Titan Backup's performance and abilities were pretty much on par with other second-tier backup programs. You can opt for plain file backup, backup to a zip file, or backup to an executable zip (with a 4GB size limit--a zip limitation). Options include 256-bit AES encryption, the ability to run other programs before and after the backup, and username/password entry for backing up to protected network locations. The password didn't work with my Synology DS508 NAS box when the destination was a password protected folder, however, I'm more inclined to blame this on the box which has a somewhat odd security implementation. There were no problems backing up to public folders, hard drives, flash drive, CD/DVD, or via FTP.

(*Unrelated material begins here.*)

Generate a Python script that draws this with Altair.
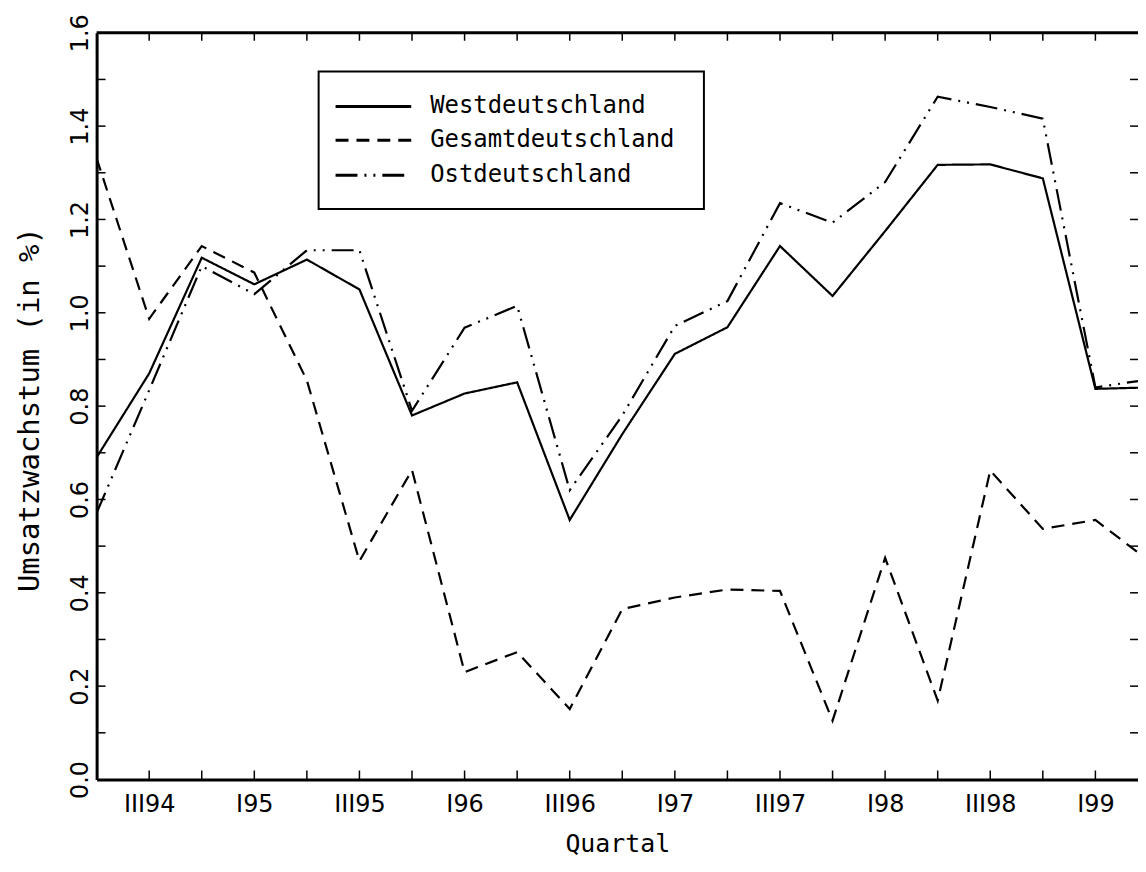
import altair as alt
import pandas as pd

# ---- data ----
quarters = ["II94", "III94", "IV94", "I95", "II95", "III95", "IV95", "I96", "II96",
            "III96", "IV96", "I97", "II97", "III97", "IV97", "I98", "II98", "III98",
            "IV98", "I99", "II99"]
west = [0.69, 0.87, 1.118, 1.061, 1.114, 1.05, 0.78, 0.827, 0.851, 0.556, 0.74,
        0.912, 0.969, 1.143, 1.036, 1.175, 1.317, 1.318, 1.288, 0.837, 0.84]
gesamt = [1.331, 0.987, 1.143, 1.086, 0.855, 0.468, 0.663, 0.23, 0.273, 0.151, 0.365,
          0.39, 0.407, 0.404, 0.126, 0.475, 0.169, 0.662, 0.537, 0.556, 0.47]
ost = [0.571, 0.834, 1.10, 1.04, 1.134, 1.134, 0.79, 0.968, 1.015, 0.62, 0.78,
       0.972, 1.025, 1.235, 1.193, 1.28, 1.463, 1.441, 1.416, 0.84, 0.857]
series_names = ["Westdeutschland", "Gesamtdeutschland", "Ostdeutschland"]
x_label_idx = [1, 3, 5, 7, 9, 11, 13, 15, 17, 19]
y_tick_values = [0.0, 0.2, 0.4, 0.6, 0.8, 1.0, 1.2, 1.4, 1.6]
y_minor = [0.1, 0.2, 0.3, 0.4, 0.5, 0.6, 0.7, 0.8, 0.9, 1.0, 1.1, 1.2, 1.3, 1.4, 1.5]
x_minor = list(range(1, 20))

rows = []
for i, q in enumerate(quarters):
    for name, vals in zip(series_names, [west, gesamt, ost]):
        rows.append({"idx": i, "quarter": q, "series": name, "value": vals[i]})
df = pd.DataFrame(rows)

# ---- layout ----
W, H = 1046, 750
QW = 52.8
xmax = W / QW
FONT = "DejaVu Sans"
MONO = "DejaVu Sans Mono"
dashes = [[1, 0], [13, 8], [22, 7, 2, 7, 2, 7]]

xscale = alt.Scale(domain=[0, xmax], nice=False, zero=False)
yscale = alt.Scale(domain=[0, 1.6], nice=False, zero=False)

label_arr = "[" + ",".join("'%s'" % q for q in quarters) + "]"
xaxis = alt.Axis(values=x_label_idx, labelExpr=label_arr + "[datum.value]",
                 ticks=False, grid=False, domain=True, domainColor="black",
                 domainWidth=3, labelFont=FONT, labelFontSize=24, labelColor="black",
                 labelPadding=13, labelFlush=False, labelOverlap=False,
                 title="Quartal", titleFont=MONO, titleFontSize=25,
                 titleFontWeight="normal", titleColor="black",
                 titleBaseline="alphabetic", titleY=72)
yaxis = alt.Axis(values=y_tick_values, format=".1f", labelAngle=270,
                 labelAlign="center", labelBaseline="alphabetic", labelPadding=9,
                 ticks=False, grid=False, domain=True, domainColor="black",
                 domainWidth=3, labelFont=FONT, labelFontSize=24, labelColor="black",
                 labelFlush=False, labelOverlap=False,
                 title="Umsatzwachstum (in %)", titleFont=MONO, titleFontSize=29,
                 titleFontWeight="normal", titleColor="black", titleAngle=270,
                 titleBaseline="middle", titleX=-67, titleY=H / 2 + 3)

X = alt.X("idx:Q", scale=xscale, axis=xaxis)
Y = alt.Y("value:Q", scale=yscale, axis=yaxis)

lines = alt.Chart(df).mark_line(clip=True, strokeWidth=2.2, color="black").encode(
    x=X, y=Y,
    strokeDash=alt.StrokeDash("series:N",
                              scale=alt.Scale(domain=series_names, range=dashes),
                              legend=None),
    detail="series:N",
)

xt = pd.DataFrame({"idx": x_minor})
yt = pd.DataFrame({"value": y_minor})
top_ticks = alt.Chart(xt).mark_rule(color="black", strokeWidth=1.5).encode(
    x=X, y=alt.value(0), y2=alt.value(8))
bottom_ticks = alt.Chart(xt).mark_rule(color="black", strokeWidth=1.5).encode(
    x=X, y=alt.value(H), y2=alt.value(H - 9))
left_ticks = alt.Chart(yt).mark_rule(color="black", strokeWidth=1.5).encode(
    y=Y, x=alt.value(0), x2=alt.value(9))
right_ticks = alt.Chart(yt).mark_rule(color="black", strokeWidth=1.5).encode(
    y=Y, x=alt.value(W), x2=alt.value(W - 8))
top_border = alt.Chart(pd.DataFrame({"a": [0]})).mark_rule(
    color="black", strokeWidth=3).encode(x=alt.value(0), x2=alt.value(W + 3), y=alt.value(0))

# ---- legend (drawn inside the plot) ----
one = pd.DataFrame({"a": [0]})
legend_layers = [
    alt.Chart(one).mark_rect(fill="white", stroke="black", strokeWidth=2).encode(
        x=alt.value(223), x2=alt.value(610), y=alt.value(39), y2=alt.value(177))
]
row_y = [74, 108, 143]
for name, dash, ry in zip(series_names, dashes, row_y):
    legend_layers.append(
        alt.Chart(one).mark_rule(color="black", strokeWidth=3, strokeDash=dash).encode(
            x=alt.value(240), x2=alt.value(316), y=alt.value(ry)))
    legend_layers.append(
        alt.Chart(one).mark_text(align="left", baseline="middle", font=MONO,
                                 fontSize=24, color="black").encode(
            x=alt.value(335), y=alt.value(ry), text=alt.value(name)))

chart = alt.layer(
    lines, top_ticks, bottom_ticks, left_ticks, right_ticks, top_border, *legend_layers
).properties(
    width=W, height=H,
    autosize=alt.AutoSizeParams(type="none"),
    padding={"left": 89, "top": 23, "right": 0, "bottom": 80},
    background="white",
).configure_view(stroke=None)

chart.save("out.html", embed_options={"renderer": "svg", "actions": False})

Other features include notification emails (with account settings), syncing of folders, a comprehensive scheduler, command line execution and some very nicely written help files. There's no support for tape, but on the consumer level this is a non-issue these days.
As to those GUI quibbles, they were as petty as wishing the company had put the "Edit Task" button on the upper tool bar with "Delete" and "Import Task" configuration buttons instead of with the primary operational "Start" and "Restore" buttons on the side panel.
Though Titan won't back up an open file, e.g., a word processing document you're working on as the backup takes place, the company assured me this feature would be included within a few weeks, with imaging to follow in the near future. Since Window's (XP SP2 or newer) shadow service makes implementing these features relatively easy, there's no particular reason to doubt this assertion. An online component that leverages Amazon's S3 service is in the works as well.
The company's stated ambitions, combined with designers and programmers who understand interface principles, should eventually make Titan Backup one of the top products on the market. That said, you might want to wait a couple of weeks until the promised open file backup shows up.